Before I start to extoll the virtues of a small trainer from a small circuit with a small pool of owners with a small horse … let me take a second to make 2 points very very very clear:

#1- Can we all stop with the “Quality Road for President” bumper stickers? Ok, so none were actually printed (at least that I’ve seen), but people need to realize that he’s not going to be Champion 3yo. He’s got the same shot at it as I Want Revenge and/or Dunkirk right now – hey, maybe they can all three share it? Seriously, though, Quality Road is a good racehorse (record is now 6-4-1-1), but he’s a sprinter – let him be a sprinter (same with Warrior’s Reward for that matter). Now Champion Sprinter next year? Those are honors I can see either QR or WR taking … easily!

#2- We had a great Travers without the Derby and Preakness winners. With the way everyone was talking, you’d have thought that was an impossible feat. Mine That Bird: Oh, the horror of a trainer not taking his star off antibiotics just because there’s a race! Rachel Alexandra: Oh, the insanity of a trainer choosing a different spot for his horse because she could be the best in the world and he wants to prove it! But it did happen and anyone who wants to say otherwise can cash my winning tickets. It was a very evenly matched field – you had 6 stakes winners combined for 10 graded stakes (2xG1, 7xG2, 3xG1) and could make a case for literally every horse to win (and the one no one had faith in – Hold Me Back – astonishes for second). It was a good race on paper, it proved to be a good race as they ran, and it will be a good race to look back on.

So back to Summer Bird.

According to the National Weather Service’s Hurricane Center, this year has seen one of the lowest instances of tropical depressions on record (don’t believe me? click here). Well, the 2009 hurricane season officially started on June 1 and someone apparently told this to Tim Ice and his Summer Bird.

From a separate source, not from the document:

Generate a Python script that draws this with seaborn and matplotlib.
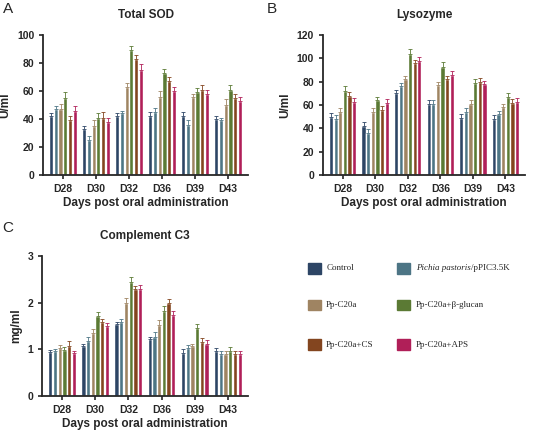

After a dismal trip left him 6th in the Kentucky Derby, Summer Bird comes back a month later in the Belmont and simply takes flight. For those who thought “the other Birdstone” was just a flash in the pan (if you can call a G1 winner such a thing), he’s proving his salt time and time again – the Belmont was followed by a shocking all-but on the lead 2nd in the Haskell and now a very nice win in yet another G1.

As my friend Jennie Rees of Louisville’s Courier-Journal pointed out, Summer Bird is the only 2xG1 winner of the 3yo crop. That says something. Ok, that says a lot in my book. This is by no means a stellar crop of horses (personally, I count 2007 as the last of the really good ones: Street Sense, Hard Spun, Indian Blessing, etc.), but a sub-spectacular crop pretty much ensures very evenly matched racing, so for a horse to get 3 great races in a row (let alone win the 2 biggest) means something. Now that doesn’t mean I think we’ll be calling Summer Bird one of the sport’s best in 20 years – but so far he’s proving to be one of the best of his generation and that ain’t easy to do.

The Kentucky Derby is a lot of horses, a lot of jostling, a lot of noise – all things that can do great mental damage to a horse.

But congrats to Tim Ice for seeing that, indeed, his horse was different after the Kentucky Derby. And even bigger congrats for turning him into the Horse of the Summer.

Now the inevitable question: Can he turn Summer Bird into the Horse of the Year (or at least 3yo Champion)?